We can now take product_price value at the product order level, not just at the product level.
Although denormalization provides great benefits in performance, it comes with trade-offs. Some of the most important are:
Updates and insertions are more expensive. If a piece of data is updated in one table, all duplicate values in other tables must also be updated. Similarly, when inserting new values, we need to store data in both the normalized table and the denormalized table.
- More storage is needed. Due to data redundancy, the same data takes up much more space depending on how many times it is duplicated. For example, the updated ticket table stores the customer’s name twice, as well as the name of the support representative, as well as the product and other information.
- Data anomalies may occur. When updating the data, we must take into account that they can be present in several tables. We need to update every duplicate piece of data.
- More code is needed. We need additional code to update table schemas to migrate data and maintain data consistency to achieve the same functionality. This should be done through multiple INSERT and UPDATE commands as soon as new data enters or old data is modified.

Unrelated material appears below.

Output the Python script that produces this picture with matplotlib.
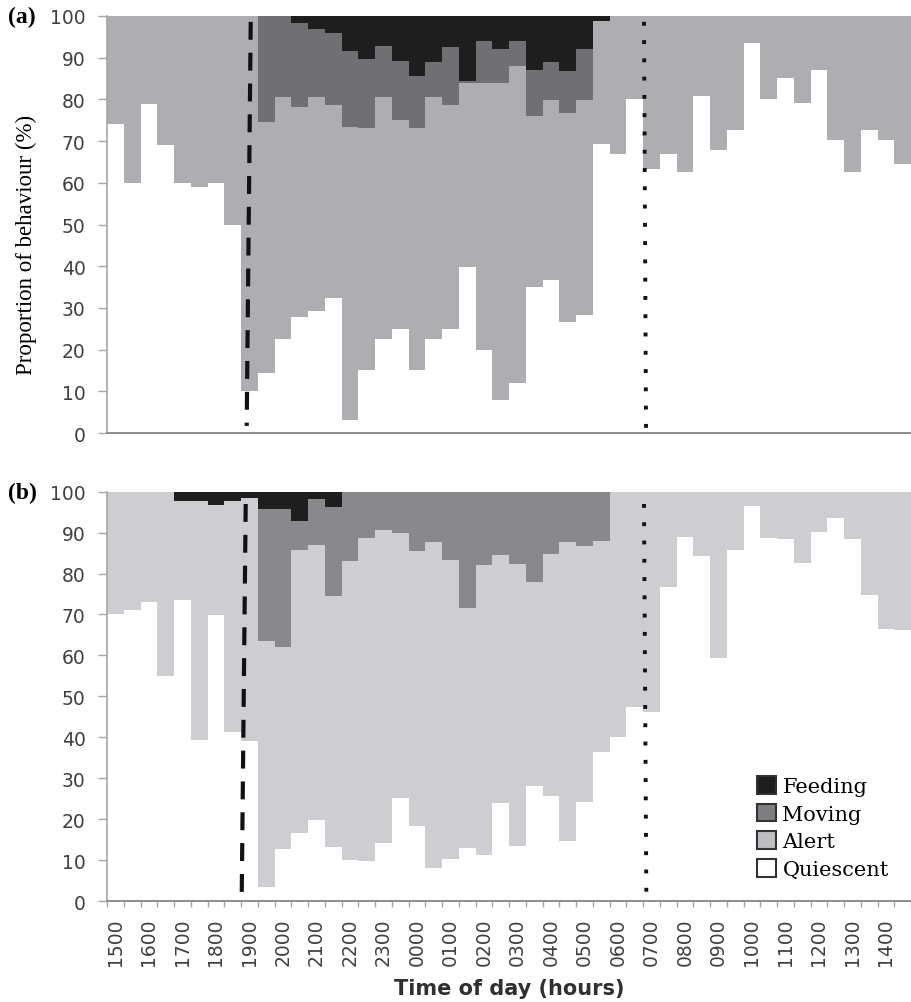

Denormalization doesn’t have to be scary
Denormalization is not something you need to fear. Before you start denormalizing a normalized data model, make sure you need it. Track database performance to see if it degrades, and then analyze the query and data model. If there really is a problem accessing the same data frequently, then denormalizing some tables is probably an option. If you evaluate the need for it and track the changes made, you should not have any problems.